Entries with chart source code =>
+++
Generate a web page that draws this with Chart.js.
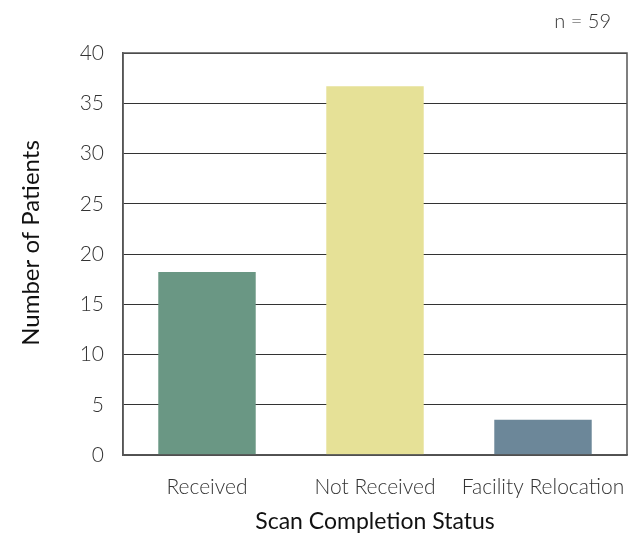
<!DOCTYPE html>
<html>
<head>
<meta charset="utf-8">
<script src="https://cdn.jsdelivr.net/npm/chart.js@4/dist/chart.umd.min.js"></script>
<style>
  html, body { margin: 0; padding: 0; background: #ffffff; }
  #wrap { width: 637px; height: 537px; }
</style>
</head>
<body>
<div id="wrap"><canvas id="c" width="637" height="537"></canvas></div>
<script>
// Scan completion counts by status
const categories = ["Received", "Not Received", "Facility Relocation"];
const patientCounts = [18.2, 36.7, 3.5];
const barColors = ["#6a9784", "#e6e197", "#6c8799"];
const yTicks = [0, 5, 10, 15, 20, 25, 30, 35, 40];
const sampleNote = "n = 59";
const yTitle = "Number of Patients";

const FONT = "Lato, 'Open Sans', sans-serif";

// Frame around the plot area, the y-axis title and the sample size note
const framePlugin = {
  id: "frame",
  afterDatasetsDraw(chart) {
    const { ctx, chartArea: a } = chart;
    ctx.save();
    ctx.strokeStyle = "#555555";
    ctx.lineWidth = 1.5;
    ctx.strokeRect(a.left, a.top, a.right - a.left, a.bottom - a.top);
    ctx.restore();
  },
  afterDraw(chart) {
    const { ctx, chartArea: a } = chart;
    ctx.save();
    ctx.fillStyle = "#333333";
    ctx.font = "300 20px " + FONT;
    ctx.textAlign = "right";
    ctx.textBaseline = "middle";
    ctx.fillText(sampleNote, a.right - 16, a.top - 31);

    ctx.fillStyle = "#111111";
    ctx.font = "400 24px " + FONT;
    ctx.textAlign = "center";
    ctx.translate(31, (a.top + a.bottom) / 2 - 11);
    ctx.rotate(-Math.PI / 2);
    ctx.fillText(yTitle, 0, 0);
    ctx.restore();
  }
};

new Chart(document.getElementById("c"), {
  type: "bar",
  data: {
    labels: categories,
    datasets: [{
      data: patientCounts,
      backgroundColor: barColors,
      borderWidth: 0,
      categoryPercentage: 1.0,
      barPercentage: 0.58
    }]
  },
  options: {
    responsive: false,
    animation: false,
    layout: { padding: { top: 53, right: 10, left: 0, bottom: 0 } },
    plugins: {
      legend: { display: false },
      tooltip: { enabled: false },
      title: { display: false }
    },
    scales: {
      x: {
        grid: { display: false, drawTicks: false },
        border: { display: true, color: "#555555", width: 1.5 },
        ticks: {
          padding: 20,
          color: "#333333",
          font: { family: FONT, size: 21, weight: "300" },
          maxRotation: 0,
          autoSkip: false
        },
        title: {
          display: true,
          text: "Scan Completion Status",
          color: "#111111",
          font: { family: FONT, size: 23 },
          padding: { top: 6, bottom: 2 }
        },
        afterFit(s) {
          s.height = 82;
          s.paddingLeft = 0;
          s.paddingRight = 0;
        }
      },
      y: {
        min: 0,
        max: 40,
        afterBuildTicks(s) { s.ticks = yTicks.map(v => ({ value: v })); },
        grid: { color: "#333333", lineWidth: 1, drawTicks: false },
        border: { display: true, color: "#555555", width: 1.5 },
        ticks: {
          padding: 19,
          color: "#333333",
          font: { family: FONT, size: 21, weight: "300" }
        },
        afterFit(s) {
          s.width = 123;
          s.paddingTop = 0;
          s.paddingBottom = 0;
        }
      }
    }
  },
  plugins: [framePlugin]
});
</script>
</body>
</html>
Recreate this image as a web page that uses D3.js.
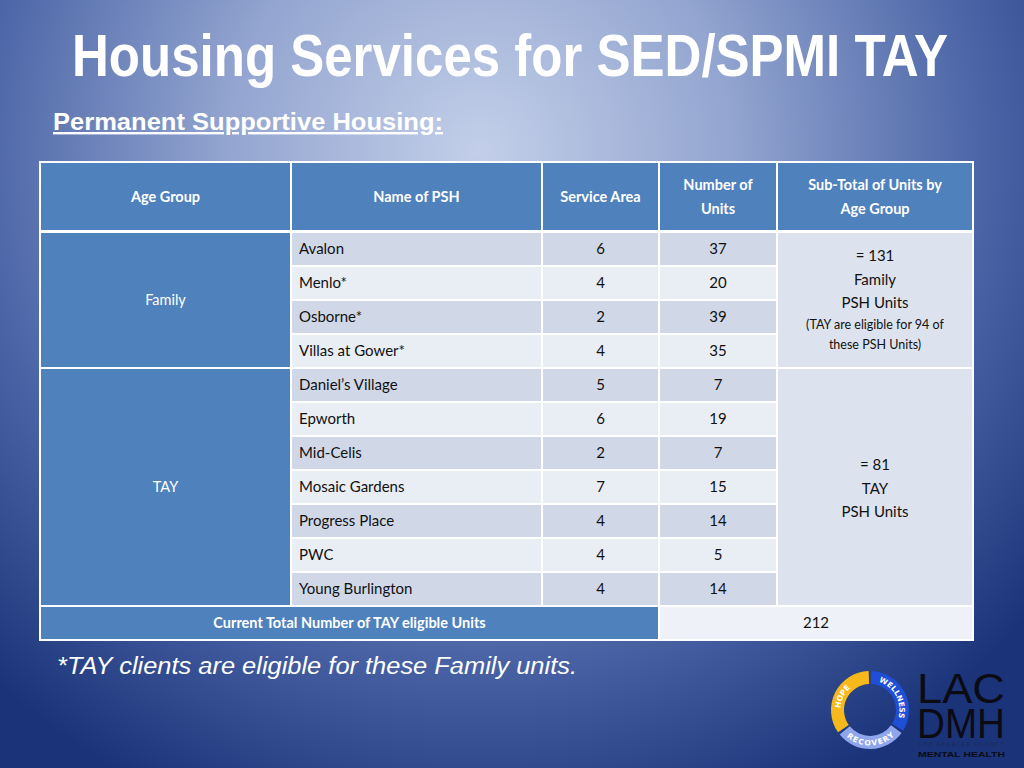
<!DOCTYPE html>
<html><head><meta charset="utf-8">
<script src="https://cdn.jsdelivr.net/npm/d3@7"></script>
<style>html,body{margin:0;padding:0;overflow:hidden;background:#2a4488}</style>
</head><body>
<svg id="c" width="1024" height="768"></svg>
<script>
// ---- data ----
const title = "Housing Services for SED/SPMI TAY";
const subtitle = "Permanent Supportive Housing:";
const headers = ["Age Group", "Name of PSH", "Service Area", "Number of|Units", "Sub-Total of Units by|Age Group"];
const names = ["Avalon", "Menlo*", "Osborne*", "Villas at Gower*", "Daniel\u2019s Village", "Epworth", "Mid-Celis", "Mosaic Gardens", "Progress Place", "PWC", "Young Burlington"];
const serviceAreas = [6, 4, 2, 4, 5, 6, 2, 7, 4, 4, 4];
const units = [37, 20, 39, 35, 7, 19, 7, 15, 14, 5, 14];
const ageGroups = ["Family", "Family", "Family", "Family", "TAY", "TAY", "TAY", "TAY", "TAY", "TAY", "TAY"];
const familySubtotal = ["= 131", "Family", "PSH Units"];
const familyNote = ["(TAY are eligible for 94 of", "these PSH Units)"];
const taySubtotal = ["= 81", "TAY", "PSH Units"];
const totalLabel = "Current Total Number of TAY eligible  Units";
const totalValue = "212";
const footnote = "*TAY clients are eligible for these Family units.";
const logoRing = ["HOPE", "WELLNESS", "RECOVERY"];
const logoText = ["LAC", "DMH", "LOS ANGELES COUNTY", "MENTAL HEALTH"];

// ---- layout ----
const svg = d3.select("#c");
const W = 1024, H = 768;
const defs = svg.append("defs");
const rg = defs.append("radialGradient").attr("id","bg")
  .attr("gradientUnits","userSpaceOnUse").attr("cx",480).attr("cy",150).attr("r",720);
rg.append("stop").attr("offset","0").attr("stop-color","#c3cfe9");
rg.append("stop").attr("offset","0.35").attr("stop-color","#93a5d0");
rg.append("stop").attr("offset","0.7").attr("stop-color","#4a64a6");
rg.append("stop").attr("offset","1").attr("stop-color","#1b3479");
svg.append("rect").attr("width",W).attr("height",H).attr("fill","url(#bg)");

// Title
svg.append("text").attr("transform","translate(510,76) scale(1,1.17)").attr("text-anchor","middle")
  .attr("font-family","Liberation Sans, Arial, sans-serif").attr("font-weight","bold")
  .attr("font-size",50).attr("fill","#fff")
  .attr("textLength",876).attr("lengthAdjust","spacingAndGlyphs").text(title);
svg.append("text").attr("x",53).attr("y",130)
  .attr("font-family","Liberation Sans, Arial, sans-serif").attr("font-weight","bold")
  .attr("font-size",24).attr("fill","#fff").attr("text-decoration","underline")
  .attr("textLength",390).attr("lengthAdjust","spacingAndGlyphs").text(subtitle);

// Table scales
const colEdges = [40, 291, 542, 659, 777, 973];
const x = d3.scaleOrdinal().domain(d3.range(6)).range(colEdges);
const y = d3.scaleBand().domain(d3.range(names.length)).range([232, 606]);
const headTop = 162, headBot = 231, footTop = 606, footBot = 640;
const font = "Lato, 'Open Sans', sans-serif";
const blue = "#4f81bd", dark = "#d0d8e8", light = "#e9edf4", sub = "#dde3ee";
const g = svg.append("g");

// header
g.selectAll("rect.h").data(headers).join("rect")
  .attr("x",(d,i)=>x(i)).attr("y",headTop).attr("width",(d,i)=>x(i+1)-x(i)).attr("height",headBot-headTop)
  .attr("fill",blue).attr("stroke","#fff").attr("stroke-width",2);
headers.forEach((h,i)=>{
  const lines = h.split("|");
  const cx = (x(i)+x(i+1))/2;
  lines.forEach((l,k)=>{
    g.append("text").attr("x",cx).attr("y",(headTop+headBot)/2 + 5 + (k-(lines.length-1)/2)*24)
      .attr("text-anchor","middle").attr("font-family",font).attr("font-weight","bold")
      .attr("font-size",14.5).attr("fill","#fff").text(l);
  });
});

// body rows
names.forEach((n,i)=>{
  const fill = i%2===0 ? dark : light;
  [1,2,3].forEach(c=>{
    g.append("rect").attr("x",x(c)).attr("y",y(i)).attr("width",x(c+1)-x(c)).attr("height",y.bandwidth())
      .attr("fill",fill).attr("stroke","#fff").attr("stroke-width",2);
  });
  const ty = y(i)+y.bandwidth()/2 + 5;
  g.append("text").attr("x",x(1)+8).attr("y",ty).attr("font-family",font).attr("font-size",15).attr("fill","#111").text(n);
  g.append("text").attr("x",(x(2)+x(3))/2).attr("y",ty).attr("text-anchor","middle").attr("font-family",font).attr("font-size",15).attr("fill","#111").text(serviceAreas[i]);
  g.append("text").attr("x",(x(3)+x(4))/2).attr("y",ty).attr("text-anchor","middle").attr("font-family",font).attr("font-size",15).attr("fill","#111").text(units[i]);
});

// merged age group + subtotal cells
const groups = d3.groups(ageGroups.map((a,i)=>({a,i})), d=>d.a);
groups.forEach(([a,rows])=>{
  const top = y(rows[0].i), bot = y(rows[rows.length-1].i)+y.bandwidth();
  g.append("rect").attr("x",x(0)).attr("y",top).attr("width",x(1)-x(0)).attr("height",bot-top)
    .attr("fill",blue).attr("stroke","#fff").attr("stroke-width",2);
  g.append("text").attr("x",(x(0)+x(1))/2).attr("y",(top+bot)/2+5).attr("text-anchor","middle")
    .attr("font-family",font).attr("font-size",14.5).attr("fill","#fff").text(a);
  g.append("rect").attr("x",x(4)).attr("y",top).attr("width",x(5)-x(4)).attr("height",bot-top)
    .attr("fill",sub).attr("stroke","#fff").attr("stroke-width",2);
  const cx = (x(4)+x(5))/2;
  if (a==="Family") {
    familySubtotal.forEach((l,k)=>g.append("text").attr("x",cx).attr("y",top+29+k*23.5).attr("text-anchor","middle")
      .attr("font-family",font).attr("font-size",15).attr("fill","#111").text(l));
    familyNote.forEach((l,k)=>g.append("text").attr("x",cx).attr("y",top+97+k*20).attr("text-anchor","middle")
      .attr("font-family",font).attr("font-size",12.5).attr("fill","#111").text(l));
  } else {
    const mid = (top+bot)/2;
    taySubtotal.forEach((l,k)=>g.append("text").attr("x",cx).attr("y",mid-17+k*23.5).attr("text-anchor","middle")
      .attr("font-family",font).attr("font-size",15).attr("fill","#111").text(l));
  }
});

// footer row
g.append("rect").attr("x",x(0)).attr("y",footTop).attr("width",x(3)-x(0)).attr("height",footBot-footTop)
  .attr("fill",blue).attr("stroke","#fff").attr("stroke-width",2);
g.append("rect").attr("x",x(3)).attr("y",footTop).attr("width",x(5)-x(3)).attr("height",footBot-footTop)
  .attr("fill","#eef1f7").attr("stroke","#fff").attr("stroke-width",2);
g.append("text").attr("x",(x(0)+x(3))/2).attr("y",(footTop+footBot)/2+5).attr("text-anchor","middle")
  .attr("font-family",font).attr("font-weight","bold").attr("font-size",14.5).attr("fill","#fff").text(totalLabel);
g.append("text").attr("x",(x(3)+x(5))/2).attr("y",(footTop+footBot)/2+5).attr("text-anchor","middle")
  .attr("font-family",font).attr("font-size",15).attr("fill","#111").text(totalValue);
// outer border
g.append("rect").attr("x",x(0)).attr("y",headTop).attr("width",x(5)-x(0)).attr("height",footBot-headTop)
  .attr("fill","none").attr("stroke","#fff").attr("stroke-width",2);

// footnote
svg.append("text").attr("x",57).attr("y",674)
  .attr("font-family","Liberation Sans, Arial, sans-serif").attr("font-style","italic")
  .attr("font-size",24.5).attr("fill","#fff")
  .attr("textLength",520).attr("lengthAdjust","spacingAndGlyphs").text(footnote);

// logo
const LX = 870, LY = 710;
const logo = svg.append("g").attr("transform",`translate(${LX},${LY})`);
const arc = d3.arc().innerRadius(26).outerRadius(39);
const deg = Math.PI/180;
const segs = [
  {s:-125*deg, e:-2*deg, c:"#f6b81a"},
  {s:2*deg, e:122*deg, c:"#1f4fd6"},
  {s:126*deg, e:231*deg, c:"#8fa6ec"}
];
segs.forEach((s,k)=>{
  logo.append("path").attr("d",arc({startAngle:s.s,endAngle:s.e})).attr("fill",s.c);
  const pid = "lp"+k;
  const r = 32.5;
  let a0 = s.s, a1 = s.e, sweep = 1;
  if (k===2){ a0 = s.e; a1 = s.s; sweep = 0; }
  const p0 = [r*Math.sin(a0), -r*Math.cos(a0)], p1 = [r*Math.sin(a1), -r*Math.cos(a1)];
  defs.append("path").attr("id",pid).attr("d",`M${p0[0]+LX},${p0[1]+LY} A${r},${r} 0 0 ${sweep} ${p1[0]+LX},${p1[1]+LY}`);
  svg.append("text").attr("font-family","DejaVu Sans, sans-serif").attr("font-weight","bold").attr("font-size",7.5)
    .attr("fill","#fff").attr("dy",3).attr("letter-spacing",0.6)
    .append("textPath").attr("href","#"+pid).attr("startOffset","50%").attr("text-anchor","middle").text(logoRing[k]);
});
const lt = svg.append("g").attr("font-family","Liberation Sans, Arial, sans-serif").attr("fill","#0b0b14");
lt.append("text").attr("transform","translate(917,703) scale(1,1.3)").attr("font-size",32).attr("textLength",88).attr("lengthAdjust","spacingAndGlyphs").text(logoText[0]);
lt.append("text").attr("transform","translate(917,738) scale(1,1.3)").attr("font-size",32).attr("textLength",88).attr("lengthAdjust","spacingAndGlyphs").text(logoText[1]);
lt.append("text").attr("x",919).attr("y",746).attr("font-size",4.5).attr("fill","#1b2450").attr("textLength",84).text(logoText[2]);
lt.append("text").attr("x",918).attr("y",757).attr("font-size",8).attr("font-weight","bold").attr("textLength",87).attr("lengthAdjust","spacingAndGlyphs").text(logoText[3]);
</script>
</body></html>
+++
WRITTEN PROBLEM => From the listing, copy each line containing the word "page".

TASK ANSWER =>
Generate a web page that draws this with Chart.js.
Recreate this image as a web page that uses D3.js.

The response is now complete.